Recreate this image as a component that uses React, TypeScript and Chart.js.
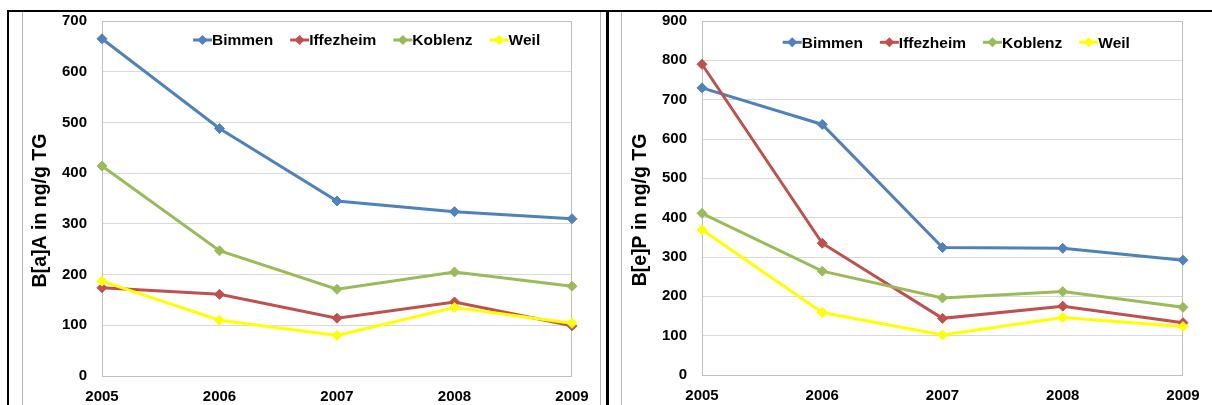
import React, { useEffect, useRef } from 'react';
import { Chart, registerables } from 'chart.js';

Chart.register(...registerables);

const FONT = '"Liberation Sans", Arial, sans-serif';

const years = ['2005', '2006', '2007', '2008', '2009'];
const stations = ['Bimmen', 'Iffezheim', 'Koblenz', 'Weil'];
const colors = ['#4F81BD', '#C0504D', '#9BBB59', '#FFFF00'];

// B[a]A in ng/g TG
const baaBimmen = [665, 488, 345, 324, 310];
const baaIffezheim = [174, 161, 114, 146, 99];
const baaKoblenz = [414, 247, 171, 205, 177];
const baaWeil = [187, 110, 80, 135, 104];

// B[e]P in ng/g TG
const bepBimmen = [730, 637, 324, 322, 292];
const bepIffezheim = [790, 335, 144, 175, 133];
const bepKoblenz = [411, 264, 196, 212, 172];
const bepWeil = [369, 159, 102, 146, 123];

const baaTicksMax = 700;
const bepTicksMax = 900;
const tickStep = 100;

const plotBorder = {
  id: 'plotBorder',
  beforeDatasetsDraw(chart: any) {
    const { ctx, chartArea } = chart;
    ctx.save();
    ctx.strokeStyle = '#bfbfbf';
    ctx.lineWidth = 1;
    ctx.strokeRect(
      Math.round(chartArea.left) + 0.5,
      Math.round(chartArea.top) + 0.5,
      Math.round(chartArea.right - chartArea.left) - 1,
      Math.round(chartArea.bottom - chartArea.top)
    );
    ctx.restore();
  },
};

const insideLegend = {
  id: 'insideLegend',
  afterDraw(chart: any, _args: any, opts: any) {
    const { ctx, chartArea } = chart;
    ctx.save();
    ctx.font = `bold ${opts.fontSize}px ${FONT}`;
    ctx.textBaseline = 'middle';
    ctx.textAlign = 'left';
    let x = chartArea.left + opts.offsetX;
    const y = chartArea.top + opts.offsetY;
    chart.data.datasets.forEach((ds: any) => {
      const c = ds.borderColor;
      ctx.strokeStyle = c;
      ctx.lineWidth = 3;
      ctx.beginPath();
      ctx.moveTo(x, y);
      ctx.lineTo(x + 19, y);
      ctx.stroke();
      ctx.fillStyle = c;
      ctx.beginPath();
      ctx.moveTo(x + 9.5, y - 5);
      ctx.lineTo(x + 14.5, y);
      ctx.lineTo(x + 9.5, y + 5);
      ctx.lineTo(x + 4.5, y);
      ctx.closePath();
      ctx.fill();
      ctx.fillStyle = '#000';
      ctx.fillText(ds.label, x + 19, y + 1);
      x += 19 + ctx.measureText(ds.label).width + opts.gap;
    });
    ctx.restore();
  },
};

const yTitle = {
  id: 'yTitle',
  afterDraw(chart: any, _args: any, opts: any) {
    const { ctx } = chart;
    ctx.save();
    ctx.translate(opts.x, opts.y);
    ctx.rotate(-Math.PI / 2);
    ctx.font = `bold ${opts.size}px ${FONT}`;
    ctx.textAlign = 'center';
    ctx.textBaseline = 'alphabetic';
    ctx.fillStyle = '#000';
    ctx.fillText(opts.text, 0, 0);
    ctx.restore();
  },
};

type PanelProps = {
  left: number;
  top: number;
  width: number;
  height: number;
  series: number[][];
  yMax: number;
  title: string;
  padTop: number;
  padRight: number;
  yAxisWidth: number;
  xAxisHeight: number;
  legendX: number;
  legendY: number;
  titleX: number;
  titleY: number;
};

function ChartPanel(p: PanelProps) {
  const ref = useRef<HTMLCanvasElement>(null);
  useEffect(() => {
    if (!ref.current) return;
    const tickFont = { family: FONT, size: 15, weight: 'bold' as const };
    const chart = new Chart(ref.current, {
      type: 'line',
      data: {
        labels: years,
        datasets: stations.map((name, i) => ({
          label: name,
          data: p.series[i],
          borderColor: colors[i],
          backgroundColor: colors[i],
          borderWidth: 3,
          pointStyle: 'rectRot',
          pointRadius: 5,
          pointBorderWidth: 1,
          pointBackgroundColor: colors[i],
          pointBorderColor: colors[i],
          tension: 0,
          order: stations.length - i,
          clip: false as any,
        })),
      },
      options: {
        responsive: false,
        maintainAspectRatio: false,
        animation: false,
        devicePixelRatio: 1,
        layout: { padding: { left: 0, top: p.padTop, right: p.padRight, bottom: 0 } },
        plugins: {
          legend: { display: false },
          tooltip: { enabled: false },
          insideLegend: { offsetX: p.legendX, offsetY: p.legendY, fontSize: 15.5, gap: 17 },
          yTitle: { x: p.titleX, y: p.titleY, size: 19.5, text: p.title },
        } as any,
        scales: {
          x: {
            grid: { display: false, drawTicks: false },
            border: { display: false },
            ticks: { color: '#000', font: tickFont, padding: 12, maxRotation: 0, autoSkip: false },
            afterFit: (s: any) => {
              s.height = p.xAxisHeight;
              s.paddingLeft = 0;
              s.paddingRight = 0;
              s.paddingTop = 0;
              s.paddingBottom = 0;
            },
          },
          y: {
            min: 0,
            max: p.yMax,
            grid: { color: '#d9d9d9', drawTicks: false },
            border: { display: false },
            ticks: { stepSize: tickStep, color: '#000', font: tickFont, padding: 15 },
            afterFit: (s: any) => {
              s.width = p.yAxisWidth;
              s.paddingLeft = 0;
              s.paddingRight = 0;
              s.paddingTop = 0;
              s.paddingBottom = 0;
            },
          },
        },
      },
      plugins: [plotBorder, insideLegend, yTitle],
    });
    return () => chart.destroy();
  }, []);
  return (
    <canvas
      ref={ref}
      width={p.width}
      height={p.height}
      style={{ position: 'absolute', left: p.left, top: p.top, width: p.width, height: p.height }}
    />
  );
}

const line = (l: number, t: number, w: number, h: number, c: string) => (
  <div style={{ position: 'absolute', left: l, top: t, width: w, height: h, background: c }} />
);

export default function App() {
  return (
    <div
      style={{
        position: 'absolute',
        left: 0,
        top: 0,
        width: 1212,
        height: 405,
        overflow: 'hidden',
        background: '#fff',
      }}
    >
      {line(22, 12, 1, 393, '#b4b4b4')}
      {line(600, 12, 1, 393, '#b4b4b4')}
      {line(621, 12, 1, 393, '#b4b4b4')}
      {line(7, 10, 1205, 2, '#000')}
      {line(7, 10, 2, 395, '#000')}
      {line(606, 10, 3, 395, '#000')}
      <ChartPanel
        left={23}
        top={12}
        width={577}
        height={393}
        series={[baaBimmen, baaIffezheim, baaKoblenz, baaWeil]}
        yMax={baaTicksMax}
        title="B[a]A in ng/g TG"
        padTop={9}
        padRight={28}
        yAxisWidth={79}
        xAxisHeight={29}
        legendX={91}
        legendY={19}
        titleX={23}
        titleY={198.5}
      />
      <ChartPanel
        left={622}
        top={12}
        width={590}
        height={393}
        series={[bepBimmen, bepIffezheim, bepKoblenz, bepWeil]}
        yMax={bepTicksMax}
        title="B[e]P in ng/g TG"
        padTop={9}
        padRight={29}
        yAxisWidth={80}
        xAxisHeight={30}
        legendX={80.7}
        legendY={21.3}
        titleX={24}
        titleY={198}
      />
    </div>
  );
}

_Objective_. Reproduce the full material exactly, excluding the pictures.

_Task answer_.
Recreate this image as a component that uses React, TypeScript and Chart.js.
import React, { useEffect, useRef } from 'react';
import { Chart, registerables } from 'chart.js';

Chart.register(...registerables);

const FONT = '"Liberation Sans", Arial, sans-serif';

const years = ['2005', '2006', '2007', '2008', '2009'];
const stations = ['Bimmen', 'Iffezheim', 'Koblenz', 'Weil'];
const colors = ['#4F81BD', '#C0504D', '#9BBB59', '#FFFF00'];

// B[a]A in ng/g TG
const baaBimmen = [665, 488, 345, 324, 310];
const baaIffezheim = [174, 161, 114, 146, 99];
const baaKoblenz = [414, 247, 171, 205, 177];
const baaWeil = [187, 110, 80, 135, 104];

// B[e]P in ng/g TG
const bepBimmen = [730, 637, 324, 322, 292];
const bepIffezheim = [790, 335, 144, 175, 133];
const bepKoblenz = [411, 264, 196, 212, 172];
const bepWeil = [369, 159, 102, 146, 123];

const baaTicksMax = 700;
const bepTicksMax = 900;
const tickStep = 100;

const plotBorder = {
  id: 'plotBorder',
  beforeDatasetsDraw(chart: any) {
    const { ctx, chartArea } = chart;
    ctx.save();
    ctx.strokeStyle = '#bfbfbf';
    ctx.lineWidth = 1;
    ctx.strokeRect(
      Math.round(chartArea.left) + 0.5,
      Math.round(chartArea.top) + 0.5,
      Math.round(chartArea.right - chartArea.left) - 1,
      Math.round(chartArea.bottom - chartArea.top)
    );
    ctx.restore();
  },
};

const insideLegend = {
  id: 'insideLegend',
  afterDraw(chart: any, _args: any, opts: any) {
    const { ctx, chartArea } = chart;
    ctx.save();
    ctx.font = `bold ${opts.fontSize}px ${FONT}`;
    ctx.textBaseline = 'middle';
    ctx.textAlign = 'left';
    let x = chartArea.left + opts.offsetX;
    const y = chartArea.top + opts.offsetY;
    chart.data.datasets.forEach((ds: any) => {
      const c = ds.borderColor;
      ctx.strokeStyle = c;
      ctx.lineWidth = 3;
      ctx.beginPath();
      ctx.moveTo(x, y);
      ctx.lineTo(x + 19, y);
      ctx.stroke();
      ctx.fillStyle = c;
      ctx.beginPath();
      ctx.moveTo(x + 9.5, y - 5);
      ctx.lineTo(x + 14.5, y);
      ctx.lineTo(x + 9.5, y + 5);
      ctx.lineTo(x + 4.5, y);
      ctx.closePath();
      ctx.fill();
      ctx.fillStyle = '#000';
      ctx.fillText(ds.label, x + 19, y + 1);
      x += 19 + ctx.measureText(ds.label).width + opts.gap;
    });
    ctx.restore();
  },
};

const yTitle = {
  id: 'yTitle',
  afterDraw(chart: any, _args: any, opts: any) {
    const { ctx } = chart;
    ctx.save();
    ctx.translate(opts.x, opts.y);
    ctx.rotate(-Math.PI / 2);
    ctx.font = `bold ${opts.size}px ${FONT}`;
    ctx.textAlign = 'center';
    ctx.textBaseline = 'alphabetic';
    ctx.fillStyle = '#000';
    ctx.fillText(opts.text, 0, 0);
    ctx.restore();
  },
};

type PanelProps = {
  left: number;
  top: number;
  width: number;
  height: number;
  series: number[][];
  yMax: number;
  title: string;
  padTop: number;
  padRight: number;
  yAxisWidth: number;
  xAxisHeight: number;
  legendX: number;
  legendY: number;
  titleX: number;
  titleY: number;
};

function ChartPanel(p: PanelProps) {
  const ref = useRef<HTMLCanvasElement>(null);
  useEffect(() => {
    if (!ref.current) return;
    const tickFont = { family: FONT, size: 15, weight: 'bold' as const };
    const chart = new Chart(ref.current, {
      type: 'line',
      data: {
        labels: years,
        datasets: stations.map((name, i) => ({
          label: name,
          data: p.series[i],
          borderColor: colors[i],
          backgroundColor: colors[i],
          borderWidth: 3,
          pointStyle: 'rectRot',
          pointRadius: 5,
          pointBorderWidth: 1,
          pointBackgroundColor: colors[i],
          pointBorderColor: colors[i],
          tension: 0,
          order: stations.length - i,
          clip: false as any,
        })),
      },
      options: {
        responsive: false,
        maintainAspectRatio: false,
        animation: false,
        devicePixelRatio: 1,
        layout: { padding: { left: 0, top: p.padTop, right: p.padRight, bottom: 0 } },
        plugins: {
          legend: { display: false },
          tooltip: { enabled: false },
          insideLegend: { offsetX: p.legendX, offsetY: p.legendY, fontSize: 15.5, gap: 17 },
          yTitle: { x: p.titleX, y: p.titleY, size: 19.5, text: p.title },
        } as any,
        scales: {
          x: {
            grid: { display: false, drawTicks: false },
            border: { display: false },
            ticks: { color: '#000', font: tickFont, padding: 12, maxRotation: 0, autoSkip: false },
            afterFit: (s: any) => {
              s.height = p.xAxisHeight;
              s.paddingLeft = 0;
              s.paddingRight = 0;
              s.paddingTop = 0;
              s.paddingBottom = 0;
            },
          },
          y: {
            min: 0,
            max: p.yMax,
            grid: { color: '#d9d9d9', drawTicks: false },
            border: { display: false },
            ticks: { stepSize: tickStep, color: '#000', font: tickFont, padding: 15 },
            afterFit: (s: any) => {
              s.width = p.yAxisWidth;
              s.paddingLeft = 0;
              s.paddingRight = 0;
              s.paddingTop = 0;
              s.paddingBottom = 0;
            },
          },
        },
      },
      plugins: [plotBorder, insideLegend, yTitle],
    });
    return () => chart.destroy();
  }, []);
  return (
    <canvas
      ref={ref}
      width={p.width}
      height={p.height}
      style={{ position: 'absolute', left: p.left, top: p.top, width: p.width, height: p.height }}
    />
  );
}

const line = (l: number, t: number, w: number, h: number, c: string) => (
  <div style={{ position: 'absolute', left: l, top: t, width: w, height: h, background: c }} />
);

export default function App() {
  return (
    <div
      style={{
        position: 'absolute',
        left: 0,
        top: 0,
        width: 1212,
        height: 405,
        overflow: 'hidden',
        background: '#fff',
      }}
    >
      {line(22, 12, 1, 393, '#b4b4b4')}
      {line(600, 12, 1, 393, '#b4b4b4')}
      {line(621, 12, 1, 393, '#b4b4b4')}
      {line(7, 10, 1205, 2, '#000')}
      {line(7, 10, 2, 395, '#000')}
      {line(606, 10, 3, 395, '#000')}
      <ChartPanel
        left={23}
        top={12}
        width={577}
        height={393}
        series={[baaBimmen, baaIffezheim, baaKoblenz, baaWeil]}
        yMax={baaTicksMax}
        title="B[a]A in ng/g TG"
        padTop={9}
        padRight={28}
        yAxisWidth={79}
        xAxisHeight={29}
        legendX={91}
        legendY={19}
        titleX={23}
        titleY={198.5}
      />
      <ChartPanel
        left={622}
        top={12}
        width={590}
        height={393}
        series={[bepBimmen, bepIffezheim, bepKoblenz, bepWeil]}
        yMax={bepTicksMax}
        title="B[e]P in ng/g TG"
        padTop={9}
        padRight={29}
        yAxisWidth={80}
        xAxisHeight={30}
        legendX={80.7}
        legendY={21.3}
        titleX={24}
        titleY={198}
      />
    </div>
  );
}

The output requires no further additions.